Predictive value of the proposed deep learning model for survival benefit from adjuvant chemotherapy on DFS (A) Kaplan-Meier curves of DFS for patients who are stratified according to receipt of chemotherapy in internal validation cohort after PSM. (B) Kaplan-Meier curves of DFS for patients who are stratified according to receipt of chemotherapy in external validation cohorts 1–2 after PSM. (C) Kaplan-Meier curves of DFS for patients who are stratified according to receipt of chemotherapy in external validation cohorts 3–4 after PSM. (D) Forest plot for the effect of chemotherapy vs. no chemotherapy on DFS among stage II patients after PSM. (E) Forest plot for the effect of chemotherapy vs. no chemotherapy on DFS among stage III patients after PSM. Data are represented as hazard ratio ± 95% CI. DFS, disease-free survival; PSM, propensity score matching.

Figure 6

Predictive value of the proposed deep learning model for survival benefit from adjuvant chemotherapy on OS (A) Kaplan-Meier curves of OS for patients who are stratified according to receipt of chemotherapy in internal validation cohort after PSM. (B) Kaplan-Meier curves of OS for patients who are stratified according to receipt of chemotherapy in external validation cohorts 1–2 after PSM. (C) Kaplan-Meier curves of OS for patients who are stratified according to receipt of chemotherapy in external validation cohorts 3–4 after PSM. (D) Forest plot for the effect of chemotherapy vs. no chemotherapy on OS among stage II patients after PSM. (E) Forest plot for the effect of chemotherapy vs. no chemotherapy on OS among stage III patients after PSM. Data are represented as hazard ratio ± 95% CI. OS, overall survival; PSM, propensity score matching.

Figure 7

Predictive value of the proposed deep learning model for therapeutic response and clinical outcomes in patients treated with anti-PD-1 immunotherapy (A) The objective response rate of immunotherapy in different predicted TME status in the SMU cohort. (B) The objective response rate of immunotherapy in different predicted TME status in the GPHCM cohort. (C) Prognostic value of the predicted TME classes for PFS in patients treated with anti-PD-1 immunotherapy. (D) Receiver operating characteristic curves of the predicted TME classes for predicting immunotherapy response in the SMU cohort. (E) Receiver operating characteristic curves of the predicted TME classes for predicting immunotherapy response in the GPHCM cohort. (F) The association between the predicted TME model and immunotherapy response or CPS. (G) Forest plot for the effect of predicted TME model and CPS in evaluating immunotherapy response.

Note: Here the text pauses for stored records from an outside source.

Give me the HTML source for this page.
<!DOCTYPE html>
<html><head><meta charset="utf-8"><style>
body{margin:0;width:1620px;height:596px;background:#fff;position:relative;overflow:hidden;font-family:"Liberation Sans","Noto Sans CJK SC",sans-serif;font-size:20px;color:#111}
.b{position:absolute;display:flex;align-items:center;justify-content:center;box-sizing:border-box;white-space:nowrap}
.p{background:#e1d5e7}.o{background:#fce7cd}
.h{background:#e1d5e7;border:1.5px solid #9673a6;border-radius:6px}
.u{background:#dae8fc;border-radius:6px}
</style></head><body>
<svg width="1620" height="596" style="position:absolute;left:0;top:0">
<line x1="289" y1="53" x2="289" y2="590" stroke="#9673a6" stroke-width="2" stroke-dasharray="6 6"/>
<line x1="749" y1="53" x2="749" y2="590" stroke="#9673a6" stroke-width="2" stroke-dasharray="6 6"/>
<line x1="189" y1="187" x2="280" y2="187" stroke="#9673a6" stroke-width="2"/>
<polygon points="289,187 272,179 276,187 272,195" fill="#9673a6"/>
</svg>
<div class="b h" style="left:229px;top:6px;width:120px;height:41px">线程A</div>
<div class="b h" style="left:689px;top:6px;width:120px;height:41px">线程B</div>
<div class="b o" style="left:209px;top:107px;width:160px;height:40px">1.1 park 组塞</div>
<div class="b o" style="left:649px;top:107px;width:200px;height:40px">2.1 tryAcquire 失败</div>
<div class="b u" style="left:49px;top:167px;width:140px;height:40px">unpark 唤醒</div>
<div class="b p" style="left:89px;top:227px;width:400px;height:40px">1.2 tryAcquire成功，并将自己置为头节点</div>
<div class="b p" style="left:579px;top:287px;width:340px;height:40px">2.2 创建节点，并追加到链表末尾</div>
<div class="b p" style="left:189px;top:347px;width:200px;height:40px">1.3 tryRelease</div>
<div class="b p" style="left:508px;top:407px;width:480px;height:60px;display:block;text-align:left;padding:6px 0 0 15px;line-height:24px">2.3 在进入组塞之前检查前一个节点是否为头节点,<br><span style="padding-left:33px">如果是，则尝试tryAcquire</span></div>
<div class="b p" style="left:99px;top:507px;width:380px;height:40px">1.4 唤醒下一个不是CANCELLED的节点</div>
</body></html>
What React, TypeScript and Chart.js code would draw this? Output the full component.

Immunotherapy response outcomes are represented as percentage. ROC outcomes are represented as AUC ± 95% CI. Logistic regression outcomes are represented as odds ratio ± 95% CI. PD, progressed disease; SD, stable disease; OR, objective response; TME, tumor microenvironment; Predicted TME class 1, predicted high ImmunoScore and low POSTN; Predicted TME class 2, predicted high ImmunoScore and high POSTN; Predicted TME class 3, predicted low ImmunoScore and low POSTN; Predicted TME class 4, predicted low ImmunoScore and high POSTN; CPS, combined positive score; SMU, Nanfang Hospital of Southern Medical University; GPHCM, Guangdong Provincial Hospital of Chinese Medicine.